Variation 2: For younger students, give each student a set of index cards with the primary emotions – Joy, Anger, Sadness, Fear, Surprise, and Love – one emotion per card. Act out an emotion for up to 10 seconds, then say, “What’s my emotion?” and have the students hold up the card with the emotion they think you are expressing. Again, ask them what gave it away.
Proximity:
Another aspect of non-verbal communication is proximity, the distance one person is from another during a conversation. You might hold a class meeting about proximity, in which you do some direct instruction as you go.
Class Meeting: “Proximity”
Define:
1. Explain that proximity is the distance between people in different situations.
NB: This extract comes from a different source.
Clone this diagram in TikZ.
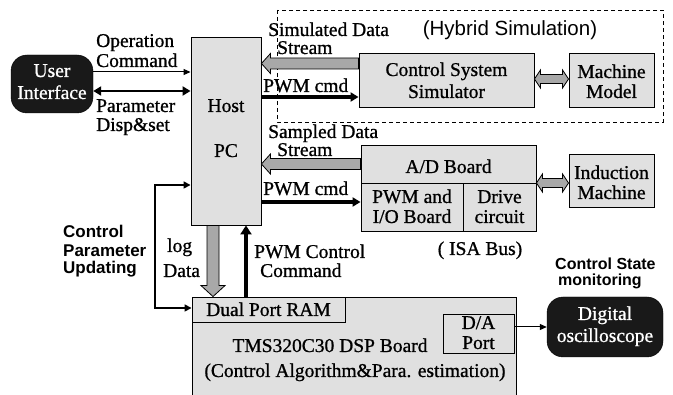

2. Do different situations call for different proximity? Can you give some examples? (Their answers might include: friends are more comfortable being closer than acquaintances; people at a crowded concert of movie theater are more comfortable being close than people in a restaurant; girls are more comfortable being close than boys, except in contact sports; informal social conversation is comfortable at a greater distance than an intimate conversation between good friends or a couple.)
Personalize:
1. Have you ever been in a conversation where you felt uncomfortable because the person you were talking to was too close? Too far away? (You might bring up the close-talker segment of Seinfeld, if students remember the show.)
2. How might proximity affect the way you perceive someone’s emotions or intentions?
Challenge:
1. What do you think is a good rule of thumb is for conversational proximity? (In America and northern Europe, about an arm’s length is generally considered comfortable for friendly acquaintances. You might mention that in other cultures, closer or more distant proximity may be the norm. If you have students from other cultures, ask them to share their perceptions of proximity.)
Tone of Voice:
Direct Instruction: Explain how important tone of voice is to communication. Demonstrate this by using the same phrase and achieving several different meanings simply by changing your tone of voice. You might use the phrase, “I really love riding my brother’s bike to school in the rain.” Say it:
1) Sincerely
2) Sarcastically
- With the accent on “love.”
- With the accent on “school.”
- With the accent on ”in the rain.”
3) Enthusiastically
- With the accent on “really love.”
- With the accent on “my brother’s.
- With the accent on “in the rain.”
4) As a question
5) With no energy at all.
6) Any other way you can change the meaning.
Discuss all the variations of meaning that can come from the same 12 words. You might have students try it with a partner, using the phrase, “I really like watching news on TV.”
Ask a few talented actors to demonstrate the different meanings they can achieve through tone of voice alone.
These activities are fun for most children and adolescents, they build positive relationships between you and the young people you spend time with, and they improve relationships among the kids themselves. While these benefits are important, if the discussions and activities above are not integrated into the classroom, family, or group on an ongoing and intentional basis, their full potential will not become reality. Think about how emotional and social intelligence can become an ongoing theme in your classroom, organization, or home. Discussions, curriculum, and projects can almost always be based on or integrate a human emotional dimension. Over time, taking feelings into consideration in every interaction becomes a habit. And all the benefits that accompany being a considerate person, ranging from an increased sense of self-worth to improved human relationships, become a reality.